医学教育研究者・総合診療医のブログ

医学教育、総合診療について気ままに綴ります。

Advancing careers in medical education: 'Practice architectures' for success in a resource-constrained setting (Med Teach 2021)

Olupeliyawa AM, Hu WCY, Stalmeijer RE. Advancing careers in medical education: 'Practice architectures' for success in a resource-constrained setting. Med Teach. 2021 Jun 1:1-5. Epub ahead of print.
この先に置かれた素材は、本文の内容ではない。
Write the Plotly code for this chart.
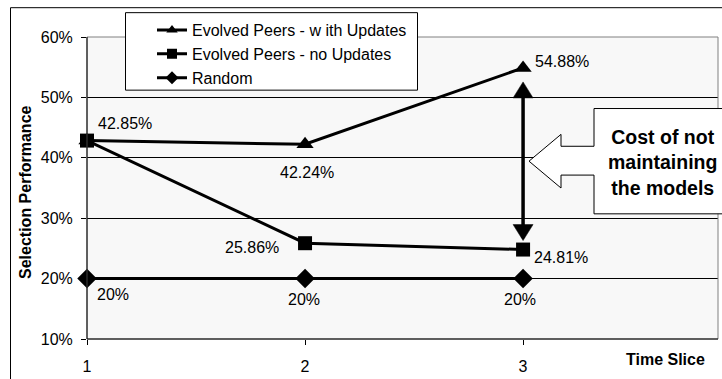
import plotly.graph_objects as go

# ---- data ----
time_slices = [1, 2, 3]
with_updates = [42.85, 42.24, 54.88]
no_updates = [42.85, 25.86, 24.81]
random_sel = [20, 20, 20]
series_names = ["Evolved Peers - w ith Updates", "Evolved Peers - no Updates", "Random"]
y_ticks = [10, 20, 30, 40, 50, 60]
y_tick_labels = ["10%", "20%", "30%", "40%", "50%", "60%"]
callout_text = "Cost of not<br>maintaining<br>the models"

# ---- layout geometry (pixels) ----
W, H = 722, 379
PL, PR, PT, PB = 87, 718, 37, 341
FONT = "Liberation Sans, Arial, sans-serif"


def pxx(x):
    return (x - PL) / (PR - PL)


def pxy(y):
    return (PB - y) / (PB - PT)


fig = go.Figure()
symbols = ["triangle-up", "square", "diamond"]
sizes = [15, 14, 15]
for vals, sym, sz, name in zip([with_updates, no_updates, random_sel], symbols, sizes, series_names):
    fig.add_trace(go.Scatter(
        x=time_slices, y=vals, mode="lines+markers", name=name, showlegend=False,
        line=dict(color="black", width=3),
        marker=dict(symbol=sym, size=sz, color="black"),
        cliponaxis=False,
    ))
# legend entries (smaller symbols, as in the reference legend)
for sym, name in zip(symbols, series_names):
    fig.add_trace(go.Scatter(
        x=[None], y=[None], mode="lines+markers", name=name,
        line=dict(color="black", width=3),
        marker=dict(symbol=sym, size=10, color="black"),
    ))

# ---- data labels ----
label_offsets = [
    [(37.5, -17.3), (2, 28), (38.5, -6)],
    [None, (-53.5, 4.4), (37.5, 8)],
    [(25.5, 16), (-1, 21), (-3, 21)],
]
annotations = []
for vals, offs in zip([with_updates, no_updates, random_sel], label_offsets):
    for xv, v, off in zip(time_slices, vals, offs):
        if off is None:
            continue
        annotations.append(dict(
            x=xv, y=v, xref="x", yref="y", text=f"{v:g}%", showarrow=False,
            xanchor="center", yanchor="middle",
            xshift=off[0], yshift=-off[1], font=dict(family=FONT, size=16, color="black"),
        ))

# axis titles
annotations.append(dict(x=pxx(26), y=pxy(193), xref="paper", yref="paper", text="<b>Selection Performance</b>",
                        textangle=-90, showarrow=False, xanchor="center", yanchor="middle",
                        font=dict(family=FONT, size=16, color="black")))
annotations.append(dict(x=pxx(665), y=pxy(362), xref="paper", yref="paper", text="<b>Time Slice</b>",
                        showarrow=False, xanchor="center", yanchor="middle",
                        font=dict(family=FONT, size=16, color="black")))
# callout text
annotations.append(dict(x=pxx(662), y=pxy(163), xref="paper", yref="paper", text="<b>" + callout_text + "</b>",
                        showarrow=False, align="center", xanchor="center", yanchor="middle",
                        font=dict(family=FONT, size=19.5, color="black")))

shapes = []
# outer chart border (right and bottom edges fall outside the picture)
shapes.append(dict(type="rect", xref="paper", yref="paper", x0=pxx(10.5), x1=pxx(730), y0=pxy(395), y1=pxy(7.5),
                   line=dict(color="black", width=1), layer="below"))
# plot area border (grey)
shapes.append(dict(type="rect", xref="paper", yref="paper", x0=0, x1=1, y0=0, y1=1,
                   line=dict(color="#808080", width=1), layer="above"))
# left axis line and bottom axis line in black
shapes.append(dict(type="line", xref="paper", yref="paper", x0=0, x1=0, y0=0, y1=1,
                   line=dict(color="black", width=1), layer="above"))
shapes.append(dict(type="line", xref="paper", yref="paper", x0=0, x1=1, y0=0, y1=0,
                   line=dict(color="black", width=1), layer="above"))
# legend box
shapes.append(dict(type="rect", xref="paper", yref="paper", x0=pxx(125.5), x1=pxx(417.5), y0=pxy(90.5), y1=pxy(12.5),
                   line=dict(color="black", width=1), fillcolor="white", layer="above"))

# callout (box with left-pointing arrow)
pts = [(594, 109), (735, 109), (735, 215), (594, 215), (594, 176), (561, 176), (561, 189),
       (529, 162), (561, 135), (561, 147), (594, 147)]
path = "M " + " L ".join(f"{pxx(a):.5f},{pxy(b):.5f}" for a, b in pts) + " Z"
shapes.append(dict(type="path", xref="paper", yref="paper", path=path,
                   line=dict(color="black", width=1), fillcolor="white", layer="above"))

# double arrow between the two evolved series at the last time slice
xa = time_slices[-1]
shapes.append(dict(type="path", xref="x", yref="y", xsizemode="pixel", ysizemode="pixel",
                   xanchor=xa, yanchor=with_updates[-1],
                   path="M 0,-24 L 0,-170", line=dict(color="black", width=3.5)))
shapes.append(dict(type="path", xref="x", yref="y", xsizemode="pixel", ysizemode="pixel",
                   xanchor=xa, yanchor=with_updates[-1],
                   path="M 0,-14 L -10,-30 L 10,-30 Z", line=dict(color="black", width=0.5), fillcolor="black"))
shapes.append(dict(type="path", xref="x", yref="y", xsizemode="pixel", ysizemode="pixel",
                   xanchor=xa, yanchor=no_updates[-1],
                   path="M 0,9 L -10,25 L 10,25 Z", line=dict(color="black", width=0.5), fillcolor="black"))

fig.update_layout(
    width=W, height=H,
    margin=dict(l=PL, r=W - PR, t=PT, b=H - PB, pad=0),
    paper_bgcolor="white", plot_bgcolor="#F8F8F8",
    font=dict(family=FONT, size=16, color="black"),
    showlegend=True,
    legend=dict(x=pxx(152), y=pxy(13), xanchor="left", yanchor="top", bgcolor="rgba(0,0,0,0)",
                borderwidth=0, font=dict(family=FONT, size=16, color="black"), tracegroupgap=0),
    annotations=annotations,
    shapes=shapes,
)
fig.update_xaxes(range=[1, 3.894], tickvals=time_slices, ticktext=[str(t) for t in time_slices],
                 showgrid=False, zeroline=False, showline=False, ticks="outside", ticklen=5,
                 tickcolor="black", tickfont=dict(family=FONT, size=16, color="black"), ticklabelstandoff=8)
fig.update_yaxes(range=[10, 60], tickvals=y_ticks, ticktext=y_tick_labels,
                 showgrid=True, gridcolor="black", gridwidth=1, zeroline=False, showline=False,
                 ticks="outside", ticklen=5, tickcolor="black",
                 tickfont=dict(family=FONT, size=16, color="black"), ticklabelstandoff=5)

fig.write_html("out.html", config={"displayModeBar": False},
               post_script="document.body.style.margin='0';document.body.style.overflow='hidden';")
背景:医学教育におけるキャリアの向上は、世界中で課題となっているが、資源に制約のある状況 (resource-constrained context)では十分な研究が行われていない。本研究では、実践アーキテクチャー理論 (Theory of Practice Architectures; TPA)を概念的なレンズとして用い、資源の乏しい国における医学教育のキャリアの出現とその後の発展について調査した。

方法:スリランカの9つのメディカルスクールと1つの大学院から選ばれた14名のキャリア初期で第一線で活躍する医学教育者 (medical educator)を合目的的に抽出し、半構造化質的インタビューを実施した。テーマ分析は、TPAの3つの概念的レンズを用いて行った。すなわち、言説的-文化的 (discursive-cultural)、物質的-経済的 (material-economic)、社会的-政治的 (socio-political)である。
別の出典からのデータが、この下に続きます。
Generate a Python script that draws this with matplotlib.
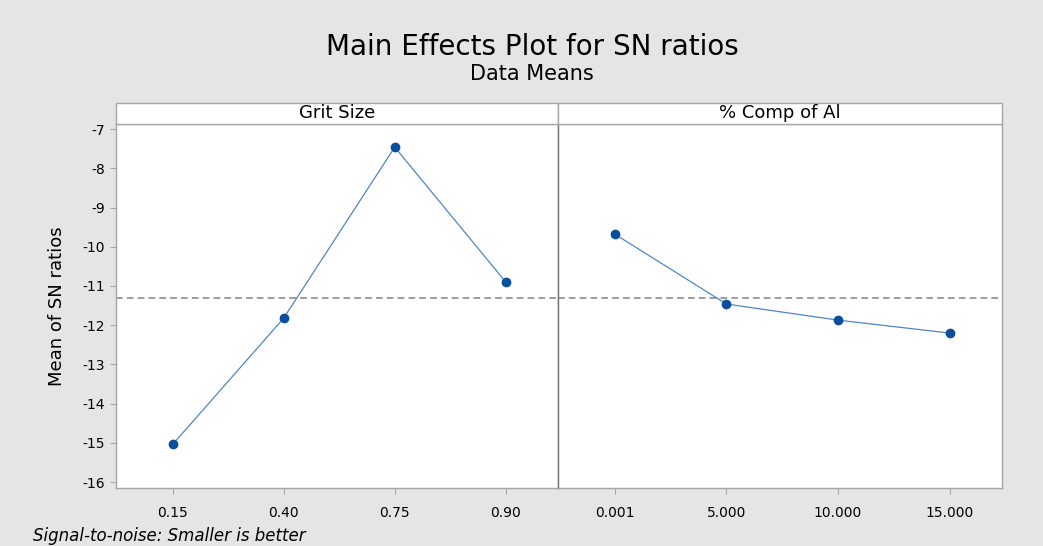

結果:3つのテーマが明らかになった。すなわち、キャリア構築のための言説としてのファカルティ・ディベロップメント(言説的-文化的)、臨床医学の専門分野と同等の医学教育の専門性を持つ人材の育成に焦点を当てたリーダーシップ(物質的-経済的)、ファカルティ・ディベロップメントの活動から生まれた医療専門職教育における協力的なプロフェッショナル・ネットワーク(社会的-政治的)である。

結論:TPAを用いた調査の結果、ファカルティ・ディベロップメントは、医学教育におけるアカデミック・キャリアを促進するための強力な言説を育む可能性があることが明らかになった。医学教育のリーダーは、医学教育の正式なトレーニングプログラムを確立することで重要な役割を果たすことができる。また、協力的な専門家ネットワークは、特に参加者が卒前から卒後までの連続したトレーニングの間に機関や医療専門家の間で専門知識やリソースを共有する場合、医学教育のキャリアの可視性を向上させることができる。また、TPAは、文化的、物質的-経済的、社会的-政治的な要因が、資源が限られているかどうかにかかわらず、さまざまな状況下でキャリア開発をどのように促進したり妨げたりするかを理解するためにも使用することができる。